Questa è la notizia, così come la riporta La Repubblica: Amazon ha sospeso il social network Parler dai suoi server alle 9 circa di lunedì 11 gennaio (ora italiana). Questo vuol dire che Parler non è più raggiungibile in alcun modo ed è, di fatto, offline. La mossa di Amazon era stata anticipata dall’amministratore delegato del social usato dall’estrema destra americana, John Matze, che aveva promesso di tornare attivo in una settimana al massimo. «Abbiamo avuto troppo successo e troppo velocemente» ha scritto Matze sabato scorso. La motivazione addotta da Amazon, che sui suoi server ospita piattaforme molto note e usate come Netflix, è invece relativa alla presenza su Parler di «post che chiaramente incoraggiano e incitano alla violenza». Amazon afferma di aver segnalato per «diverse settimane» 98 casi di post controversi. Il motivo è lo stesso che ha portato la rimozione del social dagli app store di Google e App e al blocco dei profili di Trump da Facebook e Twitter (nonostante sia seguito da 88 milioni di persone).
Al di là se si è simpatizzanti o meno dello “sciamano del Campidoglio” e dei suoi strumenti di comunicazione, questa notizia apre uno scenario per molti versi inquietante: nel momento in cui i social media hanno un peso così rilevante nel formare l’opinione pubblica – ed hanno un potenziale altrettanto enorme nel poter raggiungere immediatamente un pubblico molto vasto con informazioni di servizio (si pensi a cosa possono fare nelle emergenze) – può essere affidato il loro controllo esclusivamente ai proprietari dei Big Social? Chi controlla, banalmente, i controllori?
Anche perché nell’utilizzo dei big data raccolti attraverso i social media non è che le garanzie abbondino: come vengono costruiti gli algoritmi che regolano cosa vediamo e cosa non vediamo sui nostri social? Sulla base di quale decisione aziendale: vendere pubblicità? capire i comportamenti di un certo gruppo di opinione? Oppure, far pensare la pubblica opinione in un certo modo? O qualsiasi altra cosa sia utile in quel momento?
La censura è sempre stato uno strumento di governo da parte dei governi e delle chiese. In qualche caso, erano persino governi democraticamente eletti. Ma cosa dà il diritto a Mark Zuckerberg o a Jeff Bezos di erigersi a censori delle idee altrui? E’ vero, le piattaforme sono private e bisogna sottostare ad un regolamento per il loro utilizzo. Ma quando questi media raggruppano miliardi di persone non c’è un interesse collettivo altrettanto importante da difendere?

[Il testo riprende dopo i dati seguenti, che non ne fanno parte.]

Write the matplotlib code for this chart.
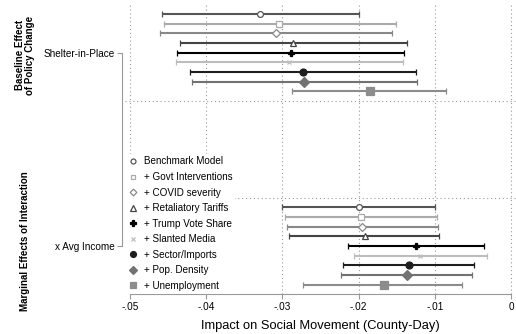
import numpy as np
import matplotlib as mpl

mpl.use('agg')

import matplotlib.pyplot as plt
from matplotlib.lines import Line2D

plt.rcParams['font.family'] = ['Liberation Sans', 'DejaVu Sans']

## Coefficients and 95% bounds, one entry per specification
models = [
    "Benchmark Model",
    "+ Govt Interventions",
    "+ COVID severity",
    "+ Retaliatory Tariffs",
    "+ Trump Vote Share",
    "+ Slanted Media",
    "+ Sector/Imports",
    "+ Pop. Density",
    "+ Unemployment",
]
terms = ["Shelter-in-Place", "x Avg Income"]

# Shelter-in-Place (baseline effect)
sip_est = [-0.0329, -0.0304, -0.0309, -0.0286, -0.0289, -0.0291, -0.0273, -0.0271, -0.0185]
sip_lo = [-0.0458, -0.0456, -0.0461, -0.0435, -0.0438, -0.0440, -0.0421, -0.0419, -0.0287]
sip_hi = [-0.0199, -0.0151, -0.0156, -0.0136, -0.0141, -0.0142, -0.0125, -0.0123, -0.0085]

# Interaction with average income
inc_est = [-0.0200, -0.0197, -0.0195, -0.0192, -0.0125, -0.0119, -0.0134, -0.0136, -0.0167]
inc_lo = [-0.0300, -0.0297, -0.0294, -0.0291, -0.0214, -0.0206, -0.0221, -0.0223, -0.0273]
inc_hi = [-0.0100, -0.0097, -0.0096, -0.0094, -0.0035, -0.0031, -0.0048, -0.0051, -0.0064]

xticks = [-0.05, -0.04, -0.03, -0.02, -0.01, 0.0]
xtick_labels = ["-.05", "-.04", "-.03", "-.02", "-.01", "0"]

## Styles per specification
colors = ['#555555', '#aaaaaa', '#888888', '#444444', '#000000',
          '#bdbdbd', '#1e1e1e', '#727272', '#8c8c8c']
markers = ['o', 's', 'D', '^', 'P', 'x', 'o', 'D', 's']
filled = [False, False, False, False, True, True, True, True, True]
msizes = [4.2, 4.2, 4.0, 4.5, 5.0, 3.5, 5.0, 5.0, 5.2]

fig = plt.figure(figsize=(5.16, 3.34), dpi=100)
ax = fig.add_axes([0.2422, 0.1198, 0.7578, 0.8653])

offsets = (np.arange(len(models)) - 4) * 0.05
groups = [(sip_est, sip_lo, sip_hi), (inc_est, inc_lo, inc_hi)]

for g, (est, lo, hi) in enumerate(groups):
    est = np.asarray(est)
    err = [est - np.asarray(lo), np.asarray(hi) - est]
    for i in range(len(models)):
        face = colors[i] if filled[i] else 'white'
        ax.errorbar(est[i], g + 1 + offsets[i],
                    xerr=[[err[0][i]], [err[1][i]]],
                    color=colors[i], elinewidth=1.5, capsize=2.2, capthick=1.0,
                    marker=markers[i], markersize=msizes[i],
                    markerfacecolor=face, markeredgecolor=colors[i],
                    markeredgewidth=0.9, zorder=3)

## Dotted grid
for xv in xticks:
    ax.axvline(xv, color='#999999', linestyle=(0, (1, 2.5)), linewidth=0.8, zorder=1)
for yv in [1.25, 1.75]:
    ax.axhline(yv, color='#999999', linestyle=(0, (1, 2.5)), linewidth=0.8, zorder=1)

ax.set_xlim(-0.050656, 0.000656)
ax.set_ylim(2.248, 0.753)

## Stata-style axes: lines only between the outer ticks
for s in ['top', 'right']:
    ax.spines[s].set_visible(False)
ax.spines['left'].set_position(('outward', 2.2))
ax.spines['left'].set_bounds(1, 2)
ax.spines['bottom'].set_bounds(-0.05, 0.0)
for s in ['left', 'bottom']:
    ax.spines[s].set_color('#999999')
    ax.spines[s].set_linewidth(0.8)

ax.set_xticks(xticks)
ax.set_xticklabels(xtick_labels)
ax.set_yticks([1, 2])
ax.set_yticklabels(terms)
ax.tick_params(axis='both', colors='#999999', labelcolor='black', labelsize=7.2,
               length=3.5, width=0.8)
ax.tick_params(axis='x', pad=2.5)
ax.tick_params(axis='y', pad=1.5)

ax.set_xlabel("Impact on Social Movement (County-Day)", fontsize=9.3, labelpad=5.5)

## Group headers on the far left
fig.text(0.048, 1 - 55 / 334, "Baseline Effect\nof Policy Change", rotation=90,
         ha='center', va='center', fontsize=7, fontweight='bold', linespacing=1.0)
fig.text(0.048, 1 - 241 / 334, "Marginal Effects of Interaction", rotation=90,
         ha='center', va='center', fontsize=7, fontweight='bold')

## Legend with marker-only handles
handles = [Line2D([], [], linestyle='none', marker=markers[i], markersize=msizes[i] * 0.85,
                  color=colors[i], markerfacecolor=colors[i] if filled[i] else 'white',
                  markeredgecolor=colors[i], markeredgewidth=0.9)
           for i in range(len(models))]
leg = ax.legend(handles, models, loc='upper left', bbox_to_anchor=(0.0, 0.486),
                fontsize=7.1, frameon=True, facecolor='white', edgecolor='none',
                framealpha=1, handlelength=1.0, handletextpad=0.6,
                labelspacing=0.56, borderpad=0.3, borderaxespad=0.0)
leg.set_zorder(5)

fig.savefig('out.png', dpi=100)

E ancora, con quale base morale Bezos e Zuckerberg ci impongono il bene e il male quando loro stessi sono i primi che scappano dalle leggi, anche da quella semplice prassi di pagare le tasse senza servirsi dei paradisi fiscali? E questi sono i gestori che conosciamo: cosa succede coi social che nascono e crescono in Paesi dalla democrazia scarsamente esistente come Cina e Russia e che rispondono direttamente ai Governi di quelle potenze?

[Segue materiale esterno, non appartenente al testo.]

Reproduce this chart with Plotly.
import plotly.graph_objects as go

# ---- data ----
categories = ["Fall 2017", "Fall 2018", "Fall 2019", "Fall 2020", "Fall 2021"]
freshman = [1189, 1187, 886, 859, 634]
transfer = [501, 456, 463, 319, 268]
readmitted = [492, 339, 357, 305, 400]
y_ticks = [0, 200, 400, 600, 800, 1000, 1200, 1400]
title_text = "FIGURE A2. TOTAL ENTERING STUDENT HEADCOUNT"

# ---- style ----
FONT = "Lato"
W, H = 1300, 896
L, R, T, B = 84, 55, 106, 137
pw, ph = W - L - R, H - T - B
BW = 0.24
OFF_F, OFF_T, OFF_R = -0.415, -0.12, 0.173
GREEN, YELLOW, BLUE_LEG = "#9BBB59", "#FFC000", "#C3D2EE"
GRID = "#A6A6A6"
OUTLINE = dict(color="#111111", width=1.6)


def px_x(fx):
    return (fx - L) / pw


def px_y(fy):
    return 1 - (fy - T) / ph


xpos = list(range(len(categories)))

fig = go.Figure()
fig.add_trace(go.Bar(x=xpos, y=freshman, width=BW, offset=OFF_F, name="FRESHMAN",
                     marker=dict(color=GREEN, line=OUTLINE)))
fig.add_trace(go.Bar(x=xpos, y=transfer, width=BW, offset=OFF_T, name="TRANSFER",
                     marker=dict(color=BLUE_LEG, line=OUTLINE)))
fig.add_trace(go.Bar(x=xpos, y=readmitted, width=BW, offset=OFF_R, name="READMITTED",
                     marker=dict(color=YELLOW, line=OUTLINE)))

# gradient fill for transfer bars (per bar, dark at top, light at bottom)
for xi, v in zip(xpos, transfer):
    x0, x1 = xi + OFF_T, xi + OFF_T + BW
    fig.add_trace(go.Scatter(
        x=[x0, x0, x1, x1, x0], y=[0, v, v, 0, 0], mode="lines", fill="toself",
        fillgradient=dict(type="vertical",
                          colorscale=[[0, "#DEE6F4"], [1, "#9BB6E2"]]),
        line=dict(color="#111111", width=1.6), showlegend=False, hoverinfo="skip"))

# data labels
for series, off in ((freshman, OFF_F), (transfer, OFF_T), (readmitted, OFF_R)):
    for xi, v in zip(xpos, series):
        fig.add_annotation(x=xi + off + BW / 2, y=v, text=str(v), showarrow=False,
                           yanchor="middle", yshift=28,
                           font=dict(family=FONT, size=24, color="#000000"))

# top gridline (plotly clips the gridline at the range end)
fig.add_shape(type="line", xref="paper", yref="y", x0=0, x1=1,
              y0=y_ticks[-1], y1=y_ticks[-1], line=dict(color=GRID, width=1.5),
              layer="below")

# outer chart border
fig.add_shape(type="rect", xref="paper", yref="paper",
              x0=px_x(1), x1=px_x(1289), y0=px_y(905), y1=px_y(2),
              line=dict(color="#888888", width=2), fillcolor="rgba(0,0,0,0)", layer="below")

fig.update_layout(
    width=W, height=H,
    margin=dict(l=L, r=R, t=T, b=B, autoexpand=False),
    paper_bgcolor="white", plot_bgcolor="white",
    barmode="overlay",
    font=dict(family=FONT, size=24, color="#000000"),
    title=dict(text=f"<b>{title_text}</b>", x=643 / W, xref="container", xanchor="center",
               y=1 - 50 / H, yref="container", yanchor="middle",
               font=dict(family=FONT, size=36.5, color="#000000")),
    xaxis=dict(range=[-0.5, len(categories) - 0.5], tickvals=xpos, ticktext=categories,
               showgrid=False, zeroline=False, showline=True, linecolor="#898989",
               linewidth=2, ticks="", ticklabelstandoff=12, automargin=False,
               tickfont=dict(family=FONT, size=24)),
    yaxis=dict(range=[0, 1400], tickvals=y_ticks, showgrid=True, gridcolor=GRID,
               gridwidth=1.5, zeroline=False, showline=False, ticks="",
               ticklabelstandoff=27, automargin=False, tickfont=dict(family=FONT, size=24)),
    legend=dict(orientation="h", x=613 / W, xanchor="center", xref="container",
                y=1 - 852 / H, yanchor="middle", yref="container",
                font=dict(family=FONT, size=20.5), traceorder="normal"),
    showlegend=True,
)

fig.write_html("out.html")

Insomma, quanta libertà individuale siamo disposti a cedere pur di stare sui social? Questa è la domanda che oggi andrebbe fatta. Da ciascuno di noi. Almeno sino a quando risposte più chiare sull’etica complessiva dei social non verranno date. Per dirla con Matteo Spigolon, esperto in comunicazione politica e pubblica: « Sento spesso dire che non essere presenti sui social è un rischio troppo grande da correre. Io la penso diversamente: oggi è diventato un rischio troppo grande esserci dentro. La dipendenza che creano nel tempo offusca la mente e impedisce di considerare qualsiasi alternativa. “Non avrai altro Dio all’infuori di Mark Zuckerberg”, recita il primo comandamento della tavola di Facebook. I social hanno sulle persone lo stesso effetto della prigione sui detenuti di lungo corso: dopo aver scontato la pena e aver assaggiato un sorso di quella che pensavano fosse libertà, commettono appositamente un reato per tornare in carcere perché il mondo là fuori li spaventa e non fa più per loro».